The treasure came from his dear friend Matthew Kelty, a monk of the Abbey of Gethsemani in Kentucky. In those days, the early 1970s, Matthew ran a small, experimental monastery for Gethsemani in Oxford, North Carolina. Before he became a monk he had been a missionary in Papua, New Guinea, and he had dreamed of returning there one day as a hermit. When a new abbot gave him permission, Matthew had a ring engraved with O Beata Solitudo on the outside and Matthew Kelty—Gethsemani on the inside. He booked passage on a container ship from New York to Sydney via the Panama Canal and boxed up his sermons, retreat talks, letters and notes and gave them to my dad. My dad was ecstatic.
So was I. Matthew’s friendship was a treasure at the heart of our family. In his leather jacket and boots, Matthew would ride his motorcycle from Oxford to my hometown to speak with Dad’s students about life with God. I would wander out of my bedroom in the morning and find him having breakfast in our kitchen or come home from school to find him talking in the backyard with a group of students. He would welcome me into whatever was going on, and he always made me laugh. He still does. At 94 he is one of the wittiest people I know.
I spent hours reading through Matthew’s box. Inside I found a newspaper clipping of the now-famous photograph of a young Vietnamese girl, her clothes burned off in a napalm attack. Above the photo a young Catholic activist, a frequent visitor to the Oxford monastery, had written: FATHER MATTHEW PLEASE WALK TO WASHINGTON.
Matthew wrote in his newsletter that when the monastery peacocks screamed in the night, he heard the cries of Vietnamese children. In 1972, at the age of 56, Matthew walked 235 miles from North Carolina to Washington, D.C., to protest the war. His box was full of letters from peace activists. Some had ripped their draft cards into confetti. Some had received visits from the FBI. Some were on hunger strikes. From their letters, I learned what passionate commitment sounded like.

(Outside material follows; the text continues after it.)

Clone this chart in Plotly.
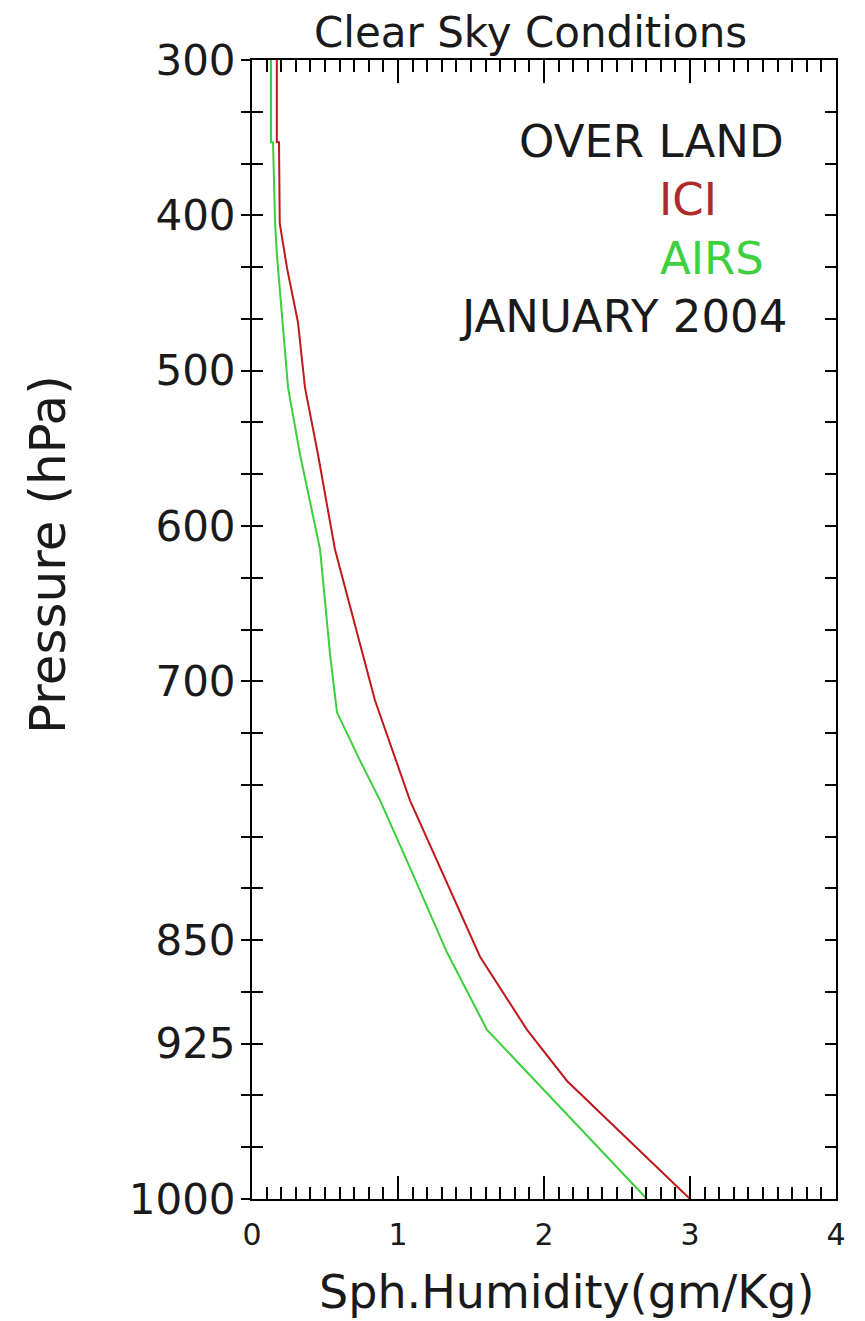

Matthew believed that the one true purpose of monastic life was to discover reality. Monks, he wrote, “want to know and experience what it is to be human, all the way in, all the way down.” I found in the box a definition of work: “to make something useful with one’s hands, sell it for a fair price and keep the whole thing cool and quiet.” I learned that the monastery subscribed to magazines “so that a monk can keep very much alive to what is going on and respond to the situation by the kind of life he lives.” I discovered that even monks get mad at each other and that Matthew wanted the Oxford monks to confront their disagreements rather than paper them over with an unreal peace.
Every shred of paper in that box was marked by the intimacy with which Matthew lived with Jesus: “With Christ I love my brother and bear the heat and suffer pain and know heartache, endure loneliness, and keep silent, suffer rebuke and quench anger. With Christ I walk the earth and count the stars at night,” and not just with Christ, but with everyone. If we do these things with Christ, I learned from Matthew, we do them with all human beings.
What did I understand of any of this as a child sitting cross-legged on the floor? I don’t know; I only remember how drawn I was to Matthew’s box. Reading through those papers and letters and clippings, I could feel my heart lifting. It was better than anything I could do on my bike.
In these difficult days, when so much has disappeared into the abyss of our economy, it’s consoling to remember how much real treasure was packed into that one cardboard box. Nearly everything I still care about today was in it, and I wonder: am I filling the box of my life with treasures that would lift a child’s heart if she rummaged through it? Do I have any treasure to offer that would help her feel the world opening and opening on every side?